Azure provides Speech Services that let developers add advanced speech features to achieve complex functionality, including Speech-to-Text. With Azure Speech Services, we can convert speech to text.
In this blog post, let us check how the conversion from speech to text using Azure Speech Service in a Power Automate flow is done. The following steps can help achieve this requirement.
Recently, we got a requirement to transcribe audio attachments when an email is received with attachments in the shared mailbox and send back transcribed text.
Step 1: Create an ‘Automated’ flow
Create an ‘Automated’ flow using the trigger “When a new email arrives in a shared mailbox (V2)”
Step 2: Initialize the String variable
Add the ‘Initialize variable’ action to store the transcribed text of the audio attachment for further use.
Step 3: Initialize the Object variable
Add the ‘Initialize variable’ action to store the content of the audio attachment for further use.
Step 4: Get Attachments
Now, proceed to get the attached attachments of the received email. Utilize an ‘Apply to Each’ action to iterate through each attachment of an email and within that add a ‘Get Attachments (V2)’ action to get the current attachment of an email.

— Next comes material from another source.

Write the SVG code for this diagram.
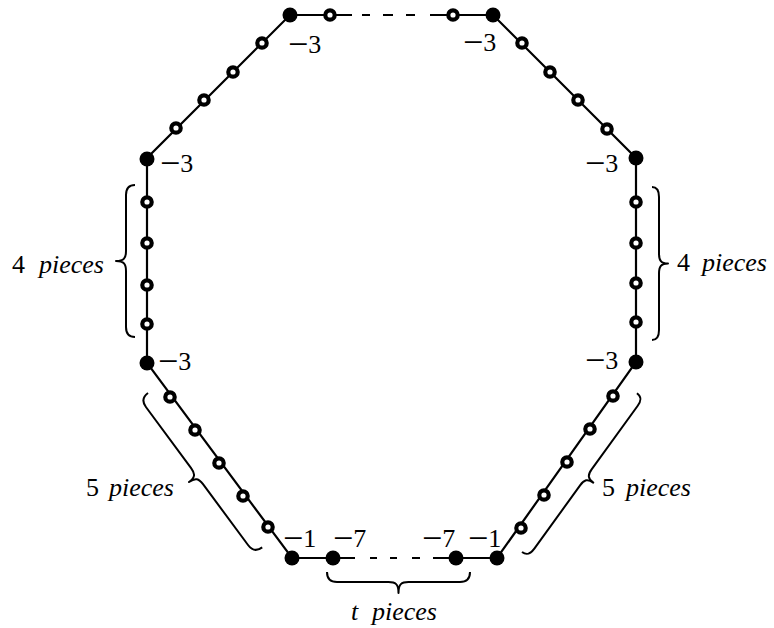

Expressions from the above image:
triggerOutputs()?[‘body/attachments’]
triggerOutputs()?[‘body/id’]
items(‘Apply_to_each_Attachment ‘)?[ ‘id’]
Step 5: Validate the content type of the audio attachment
Add the ‘Condition’ action to validate that the content type of the audio attachment must be in WAV format. Inside this set the value of the ‘Body Content’ variable using the content type and content of the current attachment audio file.
Expressions from the above image:
outputs(‘Get_Attachment_(V2)’)?[‘body/contentType’]
outputs(‘Get_Attachment_(V2)’)?[‘body/contentBytes’]
Step 6: Convert Speech-To-Text
Add ‘HTTP’ action and do the following configurations,
Method: Post
URL: https://eastus.stt.speech.microsoft.com/speech/recognition/conversation/cognitiveservices/ v1?language=en-US
Note: Make sure to use your region code at the highlighted in the URL.
Headers:
Accept: application/json;text/xml
Content-Type: audio/wav; codecs=audio/pcm; samplerate=16000;
Ocp-Apim-Subscription-Key: Azure API Key
Host: eastus.stt.speech.microsoft.com
Transfer-Encoding: Chunked
Expect: 100-continue
Body: ‘Body Content’ variable
Step 7: Get the text of the audio attachment
Add a ‘Parse JSON’ action to get the text of the audio attachment.
Schema:
{
“type”: “object”,
“properties”: {
“type”: {
“type”: “string”
},
“properties”: {
“type”: “object”,
“properties”: {
“RecognitionStatus”: {
“type”: “object”,
“properties”: {
“type”: {
“type”: “string”
}
}
},
“Offset”: {
“type”: “object”,
“properties”: {
“type”: {
“type”: “string”
}
}
},
“Duration”: {
“type”: “object”,
“properties”: {
“type”: {
“type”: “string”
}
}
},
“DisplayText”: {
“type”: “object”,
“properties”: {
“type”: {
“type”: “string”
}
}
}
}
}
}
}
Expressions from the above image:
body(‘HTTP_Azure_SpeechToText’)
Step 8: Append audio text in the variable
Add the ‘Append to string variable’ step and append the audio file text along with the file name.
We can use the above output for further use.
Conclusion:
By following these steps, you can effectively convert speech to text using Azure Speech Service in a Power Automate flow.